The story of salt encompasses fields as disparate as engineering, religion, and food, all of which Kurlansky richly explores. Few endeavors have inspired more ingenuity than salt making, from the natural gas furnaces of ancient China to the drilling techniques that led to the age of petroleum, and salt revenues have funded some of the greatest public works in history, including the Erie Canal, and even cities (Syracuse, New York). Salt's ability to preserve and to sustain life has made it a metaphorical symbol in all religions. Just as significantly, salt has shaped the history of foods like cheese, sauerkraut, olives, and more, and Kurlansky, an award-winning food writer, conveys how they have in turn molded civilization and eating habits the world over.

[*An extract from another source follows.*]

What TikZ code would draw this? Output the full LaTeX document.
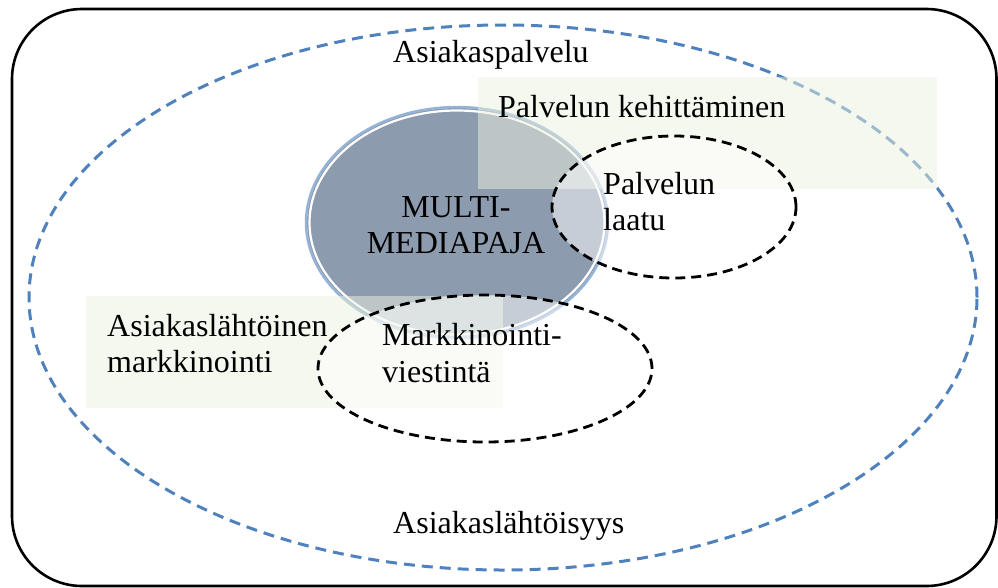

Salt is veined with colorful characters, from Li Bing, the Chinese bureaucrat who built the world's first dam in 250 BC, to Pattillo Higgins and Anthony Lucas who, ignoring the advice of geologists, drilled an east Texas salt dome in 1901 and discovered an oil reserve so large it gave birth to the age of petroleum. From the sinking salt towns of Cheshire in England to the celebrated salt mine on Avery Island in Louisiana; from the remotest islands in the Caribbean where roads are made of salt to rural Sichaun province, where the last home-made soya sauce is made, Mark Kurlansky has produced a kaleidoscope of history, a multi-layered masterpiece that blends economic, scientific, political, religious, and culinary records into a rich and memorable tale.